▶ Request
Restate each of the lines below word for word and drop every picture.

▶ Collected material
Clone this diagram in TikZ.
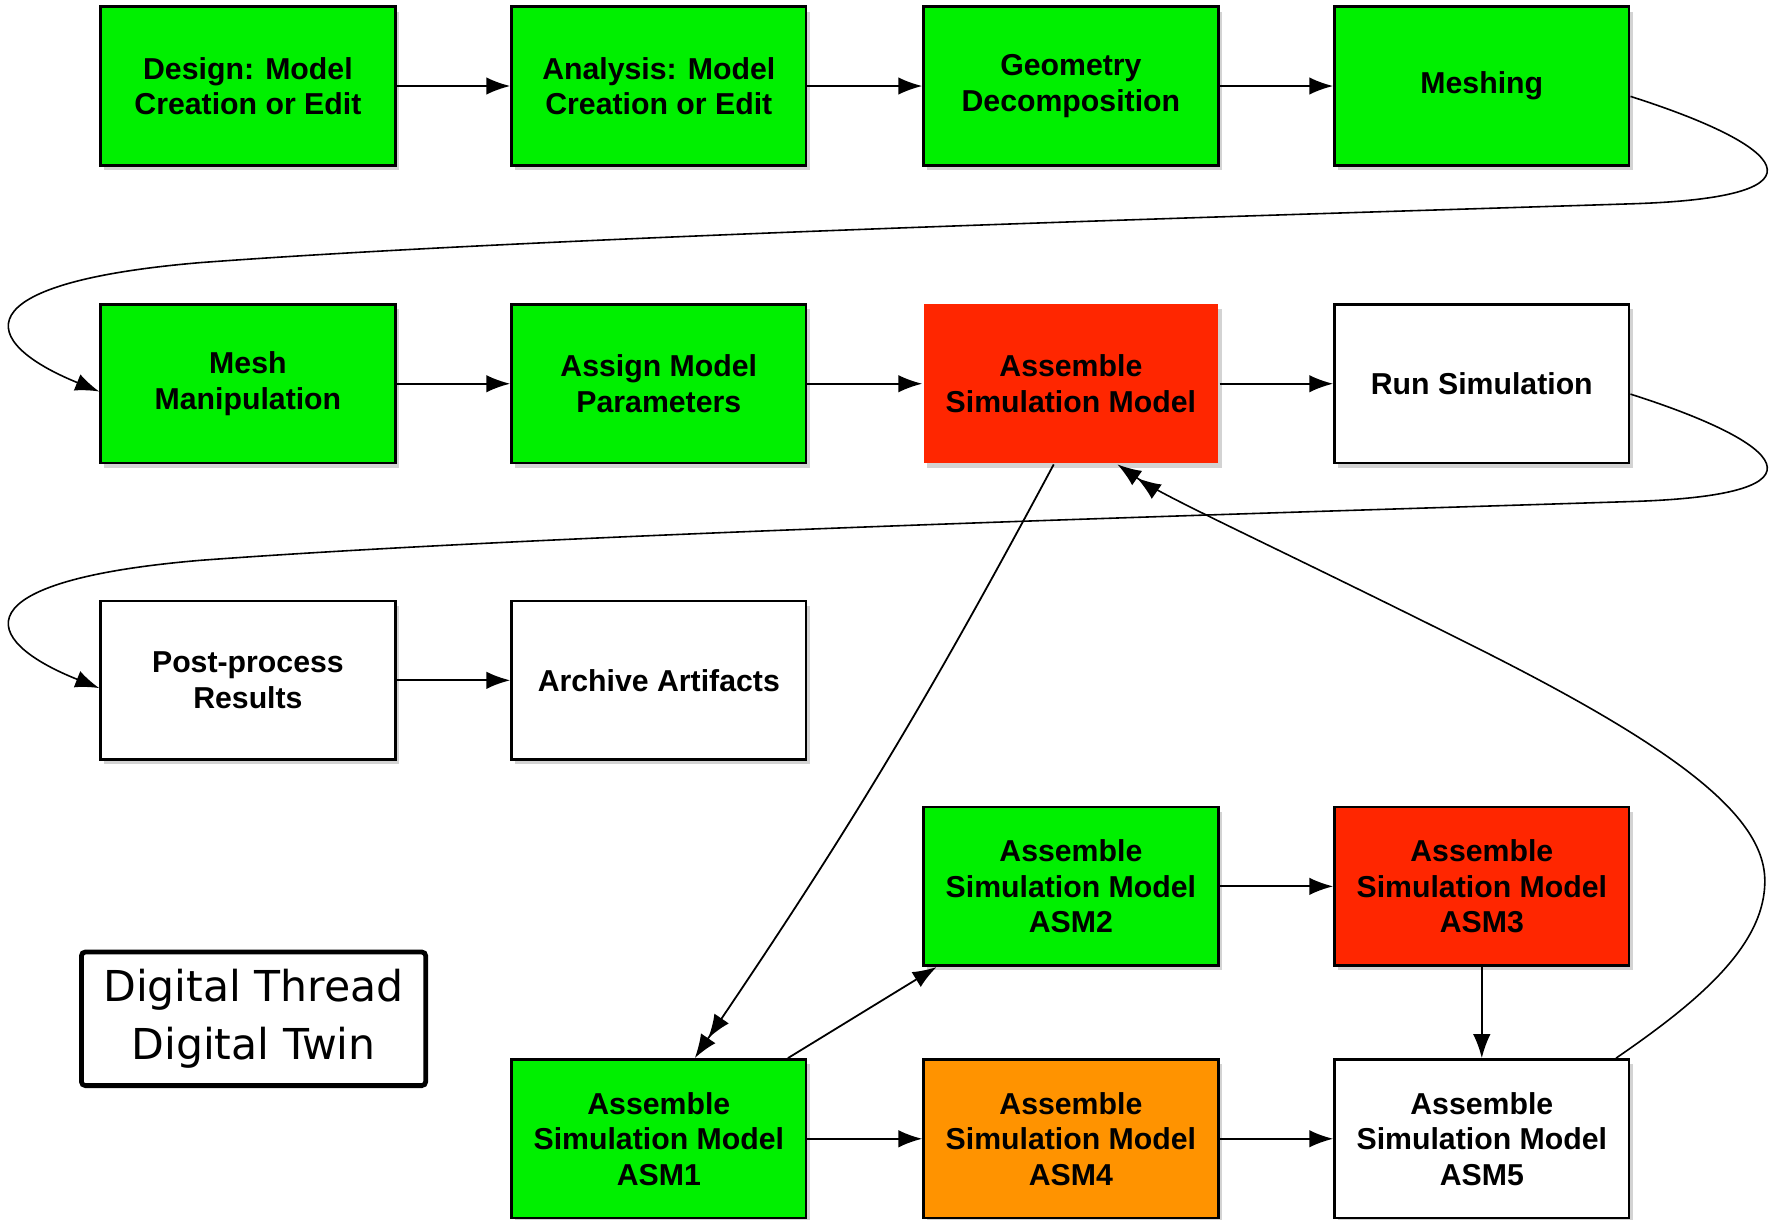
\documentclass[tikz,border=0pt]{standalone}
\usepackage{fontspec}
\setmainfont{Liberation Sans}
\newfontfamily\dtfont{DejaVu Sans}
\usepackage{tikz}
\usetikzlibrary{arrows.meta,shadows}
\definecolor{boxgreen}{RGB}{0,240,0}
\definecolor{boxred}{RGB}{255,38,0}
\definecolor{boxorange}{RGB}{255,147,0}

\begin{document}
\begin{tikzpicture}[x=0.01cm,y=-0.01cm,line width=0.45pt,
  >={Latex[length=6pt,width=4.4pt]},
  box/.style={draw,line width=0.7pt,minimum width=2.6cm,minimum height=1.4cm,
    inner sep=0pt,align=center,font=\fontsize{7.6}{8.9}\selectfont\bfseries,
    drop shadow={shadow xshift=0.9pt,shadow yshift=-1.2pt,opacity=0.35}},
  gbox/.style={box,fill=boxgreen},
  rbox/.style={box,fill=boxred},
  obox/.style={box,fill=boxorange},
  wbox/.style={box,fill=white}]
\useasboundingbox (0,0) rectangle (1568,1077);

\node[gbox] (1) at (219,76) {Design: Model\\Creation or Edit};
\node[gbox] (2) at (582,76) {Analysis: Model\\Creation or Edit};
\node[gbox] (3) at (946,76) {Geometry\\Decomposition};
\node[gbox] (4) at (1309,76) {Meshing};
\node[gbox] (5) at (219,339) {Mesh\\Manipulation};
\node[gbox] (6) at (582,339) {Assign Model\\Parameters};
\node[rbox,draw=none] (7) at (946,339) {Assemble\\Simulation Model};
\node[wbox] (8) at (1309,339) {Run Simulation};
\node[wbox] (9) at (219,601) {Post-process\\Results};
\node[wbox] (10) at (582,601) {Archive Artifacts};
\node[gbox] (11) at (946,783) {Assemble\\Simulation Model\\ASM2};
\node[rbox] (12) at (1309,783) {Assemble\\Simulation Model\\ASM3};
\node[gbox] (13) at (582,1006) {Assemble\\Simulation Model\\ASM1};
\node[obox] (14) at (946,1006) {Assemble\\Simulation Model\\ASM4};
\node[wbox] (15) at (1309,1006) {Assemble\\Simulation Model\\ASM5};
\node[draw,line width=1.2pt,rounded corners=1pt,minimum width=3.04cm,minimum height=1.18cm,
  align=center,font=\dtfont\fontsize{10.7}{14.5}\selectfont] (16) at (224,900) {Digital Thread\\Digital Twin};

\draw[->] (1) -- (2);
\draw[->] (2) -- (3);
\draw[->] (3) -- (4);
\draw[->] (5) -- (6);
\draw[->] (6) -- (7);
\draw[->] (7) -- (8);
\draw[->] (9) -- (10);

\draw[->,line width=0.4pt] (4.356) .. controls (1575,128) and (1625,174) .. (1443,180)
  .. controls (1100,191) and (500,208) .. (177,232)
  .. controls (-35,250) and (-20,302) .. (5.183);
\draw[->,line width=0.4pt] (8.356) .. controls (1575,391) and (1625,437) .. (1443,443)
  .. controls (1100,454) and (500,471) .. (177,495)
  .. controls (-35,513) and (-20,565) .. (9.183);

\draw[->>] (7.258) to[bend left=3] (13.66);
\draw[->] (13.32) -- (11.211);
\draw[->] (13) -- (14);
\draw[->] (11) -- (12);
\draw[->] (12) -- (15);
\draw[->] (14) -- (15);
\draw[->>,line width=0.4pt] (15.31) .. controls (1500,885) and (1560,835) .. (1559,777)
  .. controls (1558,720) and (1480,660) .. (1300,570)
  .. controls (1120,480) and (1030,440) .. (7.300);

\end{tikzpicture}
\end{document}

▶ Expected answer
Clone this diagram in TikZ.
\documentclass[tikz,border=0pt]{standalone}
\usepackage{fontspec}
\setmainfont{Liberation Sans}
\newfontfamily\dtfont{DejaVu Sans}
\usepackage{tikz}
\usetikzlibrary{arrows.meta,shadows}
\definecolor{boxgreen}{RGB}{0,240,0}
\definecolor{boxred}{RGB}{255,38,0}
\definecolor{boxorange}{RGB}{255,147,0}

\begin{document}
\begin{tikzpicture}[x=0.01cm,y=-0.01cm,line width=0.45pt,
  >={Latex[length=6pt,width=4.4pt]},
  box/.style={draw,line width=0.7pt,minimum width=2.6cm,minimum height=1.4cm,
    inner sep=0pt,align=center,font=\fontsize{7.6}{8.9}\selectfont\bfseries,
    drop shadow={shadow xshift=0.9pt,shadow yshift=-1.2pt,opacity=0.35}},
  gbox/.style={box,fill=boxgreen},
  rbox/.style={box,fill=boxred},
  obox/.style={box,fill=boxorange},
  wbox/.style={box,fill=white}]
\useasboundingbox (0,0) rectangle (1568,1077);

\node[gbox] (1) at (219,76) {Design: Model\\Creation or Edit};
\node[gbox] (2) at (582,76) {Analysis: Model\\Creation or Edit};
\node[gbox] (3) at (946,76) {Geometry\\Decomposition};
\node[gbox] (4) at (1309,76) {Meshing};
\node[gbox] (5) at (219,339) {Mesh\\Manipulation};
\node[gbox] (6) at (582,339) {Assign Model\\Parameters};
\node[rbox,draw=none] (7) at (946,339) {Assemble\\Simulation Model};
\node[wbox] (8) at (1309,339) {Run Simulation};
\node[wbox] (9) at (219,601) {Post-process\\Results};
\node[wbox] (10) at (582,601) {Archive Artifacts};
\node[gbox] (11) at (946,783) {Assemble\\Simulation Model\\ASM2};
\node[rbox] (12) at (1309,783) {Assemble\\Simulation Model\\ASM3};
\node[gbox] (13) at (582,1006) {Assemble\\Simulation Model\\ASM1};
\node[obox] (14) at (946,1006) {Assemble\\Simulation Model\\ASM4};
\node[wbox] (15) at (1309,1006) {Assemble\\Simulation Model\\ASM5};
\node[draw,line width=1.2pt,rounded corners=1pt,minimum width=3.04cm,minimum height=1.18cm,
  align=center,font=\dtfont\fontsize{10.7}{14.5}\selectfont] (16) at (224,900) {Digital Thread\\Digital Twin};

\draw[->] (1) -- (2);
\draw[->] (2) -- (3);
\draw[->] (3) -- (4);
\draw[->] (5) -- (6);
\draw[->] (6) -- (7);
\draw[->] (7) -- (8);
\draw[->] (9) -- (10);

\draw[->,line width=0.4pt] (4.356) .. controls (1575,128) and (1625,174) .. (1443,180)
  .. controls (1100,191) and (500,208) .. (177,232)
  .. controls (-35,250) and (-20,302) .. (5.183);
\draw[->,line width=0.4pt] (8.356) .. controls (1575,391) and (1625,437) .. (1443,443)
  .. controls (1100,454) and (500,471) .. (177,495)
  .. controls (-35,513) and (-20,565) .. (9.183);

\draw[->>] (7.258) to[bend left=3] (13.66);
\draw[->] (13.32) -- (11.211);
\draw[->] (13) -- (14);
\draw[->] (11) -- (12);
\draw[->] (12) -- (15);
\draw[->] (14) -- (15);
\draw[->>,line width=0.4pt] (15.31) .. controls (1500,885) and (1560,835) .. (1559,777)
  .. controls (1558,720) and (1480,660) .. (1300,570)
  .. controls (1120,480) and (1030,440) .. (7.300);

\end{tikzpicture}
\end{document}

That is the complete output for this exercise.